Meantime, companies worldwide are still in a state of flux over what the final outcome will be on their costs for buying OTC derivatives, of new regulations covering the derivatives marketplaces and efforts to move OTC derivatives to clearing through exchanges.
In the US, for example, under Dodd-Frank, the US Congress enacted end-user provisions exempting some companies – users of derivatives for hedging commercial risks – from the need to set aside more margin for derivatives.
However, they left it up to regulators how to enact that and who would be exempt, which is a concern for corporations. How that will play out has yet to be determined.
In Europe, the proposed European Market Infrastructure Regulation (EMIR) was released in September 2010. Like Dodd-Frank, EMIR seeks to ensure that OTC derivatives are traded on regulated exchanges. The impact of these changes on corporates remains to be seen.
“Right now corporates are not too concerned,” says Diamantini. “It’s not clear whether or not corporates will have to go through clearing houses. So for now it’s business as usual but we are monitoring quite closely any change in the regulation which could affect us.
Upcoming changes to hedge accounting regulations are also likely to have an impact on corporate hedging behaviour. While many feel it is too early to say what this impact will be, it is likely that the changes will facilitate more complex hedging practices.

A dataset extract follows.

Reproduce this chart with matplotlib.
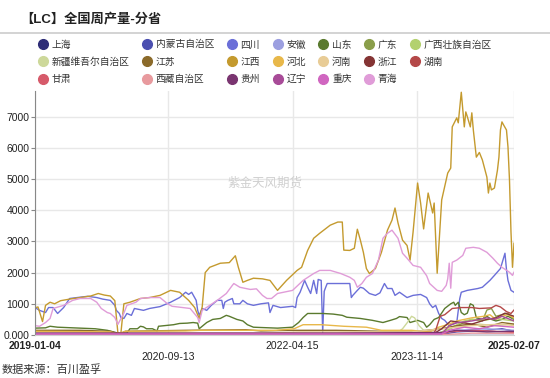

“Another reason why things are moving towards more complex solutions is the change in accounting legislation,” says Diamantini. “Even though this will happen probably in 2013, it seems from the first draft that this accounting legislation will give more flexibility in the way structure will get hedge accounting, so that people start to have an open mind about different products now.”
Reasons for hedging
Although there are a number of basic reasons why companies hedge FX exposures, the specific goals of a particular company will change based on the risks they face, their growth strategy, and quite simply their goals in terms of risk mitigation.
Many companies prefer to keep their hedging programmes flexible and not adopt a formal, documented hedging strategy, but without a straightforward policy in place it can not only be difficult to maintain structure and discipline in hedging, but also reduce transparency in hedging practices, and make it harder to have continuity in hedging practices as staff change or evaluate the efficacy of a particular hedging program.
According to the Citi survey, most companies hedge first and foremost in order to reduce risk to transactional cash flows over a discrete time period. While 65% of respondents use hedging primarily for that purpose, just 34% hedged principally to reduce risk to earnings and 20% of respondents mainly wanted to minimise period-on-period volatility in earnings. Most companies have a number of different objectives in mind, including some or all of the above.
Foreign exchange hedging programmes generally cover three different types of exposures – net monetary assets and liabilities, including foreign-currency-denominated payables and receivables, foreign currency debt and inter-company loans; forecasted exposures in cash flows; and net investment exposures.
Given that the vast majority of companies are re-evaluating their risk management strategies post crisis – and in fact most companies undergo some sort of regular RM policy review – it behoves the corporate treasurer to keep in mind some basic tenets for achieving risk management goals and creating an effective hedging programme that meets those goals.